Montgomery Regional Hospital became the epicenter for treating surviving victims of the Virginia Tech gunman.

Most of them, 17 in all, were taken to the Blacksburg, Va., facility, reports CBS News correspondent Kelly Wallace.

Now, their families are speaking publicly for the first time about how, in some cases, doctors there saved their children's lives.

The parents are being lavish in their praise.

"We are just thankful, we are just so thankful," a teary Suzanne Grimes told reporters as her husband, Randy Sterne, sat next to her, also crying.

Their son, Kevin Sterne, is the one in the now-famous photo of a victim, legs bloodied, being carried by police from the shooting scene. He'd been shot twice in a leg.

Doctors say Kevin, an Eagle Scout, tied a wire chord around his leg to stop his bleeding.

"Without him taking care of himself initially," says Dr.
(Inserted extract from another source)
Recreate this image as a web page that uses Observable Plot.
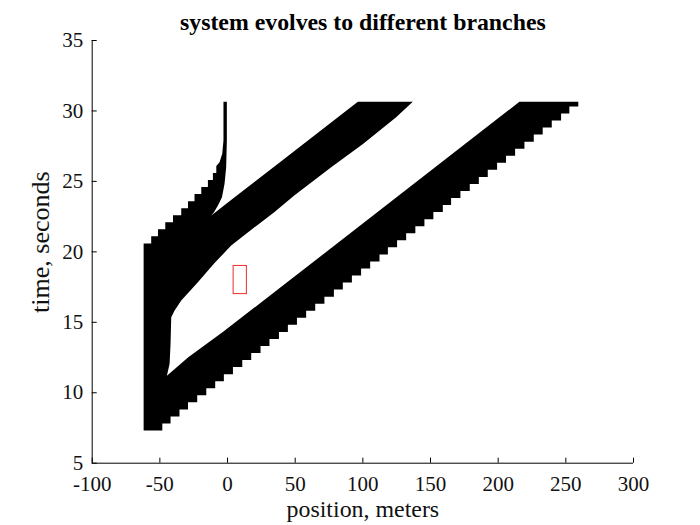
<!DOCTYPE html>
<html><head><meta charset="utf-8">
<script src="https://cdn.jsdelivr.net/npm/d3@7"></script>
<script src="https://cdn.jsdelivr.net/npm/@observablehq/plot@0.6"></script>
<style>body{margin:0;background:#fff}</style>
</head><body><div id="chart"></div>
<script>
const titleText = "system evolves to different branches";
const xLabel = "position, meters";
const yLabel = "time, seconds";
const xTicks = [-100, -50, 0, 50, 100, 150, 200, 250, 300];
const yTicks = [5, 10, 15, 20, 25, 30, 35];

// left column (rear of the queue)
const columnLeftX = -62.0;
const topTime = 30.65;

// lower branch front: staircase blocks (start time, front position)
const frontTimes = [7.32, 7.82, 8.32, 8.82, 9.32, 9.82, 10.32, 10.82, 11.32, 11.82, 12.32, 12.82,
  13.32, 13.82, 14.32, 14.82, 15.32, 15.82, 16.32, 16.82, 17.32, 17.82, 18.32, 18.82, 19.32, 19.82,
  20.32, 20.82, 21.32, 21.82, 22.32, 22.82, 23.32, 23.82, 24.32, 24.82, 25.32, 25.82, 26.32, 26.82,
  27.32, 27.82, 28.32, 28.82, 29.32, 29.82, 30.32];
const frontX = [-48.2, -42.1, -35.5, -29.2, -22.4, -15.7, -9.1, -2.7, 4.0, 10.9, 17.5, 24.4,
  31.0, 38.0, 44.6, 51.3, 58.1, 64.8, 71.6, 78.6, 85.2, 91.9, 98.7, 105.4, 112.3, 118.5,
  125.3, 132.0, 138.8, 145.5, 152.1, 159.1, 165.2, 172.1, 179.0, 185.7, 192.3, 199.2, 205.8, 212.5,
  219.4, 226.3, 232.9, 239.6, 246.5, 252.6, 259.2];

// lower branch rear edge, from top down to the tip of the gap  [x, t]
const lowerRear = [[215.7, 30.65], [42.6, 17.73], [-3.0, 14.35], [-29.0, 12.52], [-44.8, 11.2]];
// upper boundary of the gap (front of the upper branch), from the tip upwards
const gapUpper = [[-42.8, 12.05], [-42.1, 13.47], [-41.6, 15.36], [-39.1, 15.84], [-34.2, 16.55],
  [-21.9, 17.85], [-9.6, 19.2], [2.7, 20.45], [18.5, 21.64], [34.5, 22.81], [49.3, 24.0],
  [76.6, 26.0], [100.3, 27.67], [124.6, 29.56], [136.9, 30.65]];
// upper branch rear edge, from top down to the notch
const upperRear = [[96.3, 30.65], [40.4, 26.48], [3.8, 23.77], [-12.0, 22.58]];
// stopped branch (spike) edges
const spikeRight = [[-10.0, 22.81], [-7.1, 23.29], [-4.1, 23.88], [-2.2, 24.83], [-1.0, 26.0],
  [-0.5, 27.9], [-0.5, 30.65]];
const spikeLeft = [[-3.0, 30.65], [-3.0, 27.9], [-3.9, 26.96], [-5.9, 26.36]];
// rear staircase of the upper-left part (start time, rear position)
const stairTimes = [20.6, 21.1, 21.6, 22.1, 22.6, 23.1, 23.6, 24.1, 24.6, 25.1, 25.6];
const stairX = [-56.4, -51.4, -46.0, -40.3, -34.2, -29.2, -24.4, -19.4, -14.5, -10.8, -8.3];
const stairTop = 26.1;

// highlighted box
const boxX = [4.5, 14.3];
const boxT = [17.0, 19.0];

// build outline polygon from the arrays
const poly = [];
poly.push({x: columnLeftX, t: frontTimes[0]});
frontTimes.forEach((t, i) => {
  const tEnd = i + 1 < frontTimes.length ? frontTimes[i + 1] : topTime;
  poly.push({x: frontX[i], t});
  poly.push({x: frontX[i], t: tEnd});
});
for (const [x, t] of lowerRear) poly.push({x, t});
for (const [x, t] of gapUpper) poly.push({x, t});
for (const [x, t] of upperRear) poly.push({x, t});
for (const [x, t] of spikeRight) poly.push({x, t});
for (const [x, t] of spikeLeft) poly.push({x, t});
for (let i = stairTimes.length - 1; i >= 0; i--) {
  const tEnd = i + 1 < stairTimes.length ? stairTimes[i + 1] : stairTop;
  poly.push({x: stairX[i], t: tEnd});
  poly.push({x: stairX[i], t: stairTimes[i]});
}
poly.push({x: columnLeftX, t: stairTimes[0]});

const box = [{x1: boxX[0], x2: boxX[1], y1: boxT[0], y2: boxT[1]}];

const font = "Liberation Serif";
const chart = Plot.plot({
  width: 700,
  height: 525,
  marginLeft: 91.7,
  marginRight: 67,
  marginTop: 40,
  marginBottom: 62.3,
  style: {fontFamily: font, background: "white", color: "#000"},
  x: {domain: [-100, 300]},
  y: {domain: [5, 35]},
  marks: [
    Plot.line(poly, {x: "x", y: "t", fill: "black", stroke: "none", curve: "linear"}),
    Plot.rect(box, {x1: "x1", x2: "x2", y1: "y1", y2: "y2", fill: "none", stroke: "#ee2b2b", strokeWidth: 1}),
    Plot.ruleY([5], {stroke: "#000", strokeWidth: 1}),
    Plot.ruleX([-100], {stroke: "#000", strokeWidth: 1}),
    Plot.axisX({ticks: xTicks, tickSize: -5, tickPadding: 17.7, tickFormat: d => String(d), label: null, fontSize: 21, stroke: "#000", fill: "#111"}),
    Plot.axisY({ticks: yTicks, tickSize: -5, tickPadding: 14, tickFormat: d => String(d), label: null, fontSize: 21, stroke: "#000", fill: "#111"}),
    Plot.text([xLabel], {text: d => d, frameAnchor: "bottom", dy: 46, lineAnchor: "middle", textAnchor: "middle", fontSize: 23.9, fill: "#111"}),
    Plot.text([yLabel], {text: d => d, frameAnchor: "left", dx: -51.5, dy: -9.7, rotate: -90, lineAnchor: "middle", textAnchor: "middle", fontSize: 26, fill: "#111"}),
    Plot.text([titleText], {text: d => d, frameAnchor: "top", dy: -18, lineAnchor: "middle", textAnchor: "middle", fontSize: 23.8, fontWeight: "bold", fill: "#000"})
  ]
});
document.getElementById("chart").appendChild(chart);
</script>
</body></html>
David Stoeckle, chief of surgery at Montgomery Regional, "and then the emergency technicians putting (a tourniquet) on his leg, I think there's a good chance he would have died."

An emotional Suzanne Grimes said, "(Kevin is) doing very well, and it was because of the care he got here; he just was in the right place at the right time.

"It's mixed emotions, because there are people, their children," she starts to cry, "so we're blessed."


Click here for an interactive gallery of the victims.

For his part, Stoeckle salutes police and emergency technicians for telling the hospital what to expect.

"They did an incredible job of keeping us informed," Stoeckle said, "what was even on our way to the hospital, so we knew what was going to hit the emergency room, even before it hit it."

Added emergency room physician Holly Wheeling, "They would triage out in the field how severe, so we knew exactly how serious each one coming in was felt to be."

Doctors at the hospital say they do disaster drills twice a year, but nothing like this is ever supposed to happen in Blacksburg.

"Me, emotionally, I couldn't sleep," Stoeckle said. "I feel for these students, I know some of them."

As for Kevin, he's already eating French fries, and hoping to get out of the hospital soon.

Another wounded student recovering at Montgomery Regional, Caitlin Carney, still planned on being the maid of honor at her sister's wedding over the weekend, despite having a severely injured hand, Wallace noted. And, to make sure she doesn't feel out of place, Carney's parents say all the wedding guests will wear white gloves on their left hands.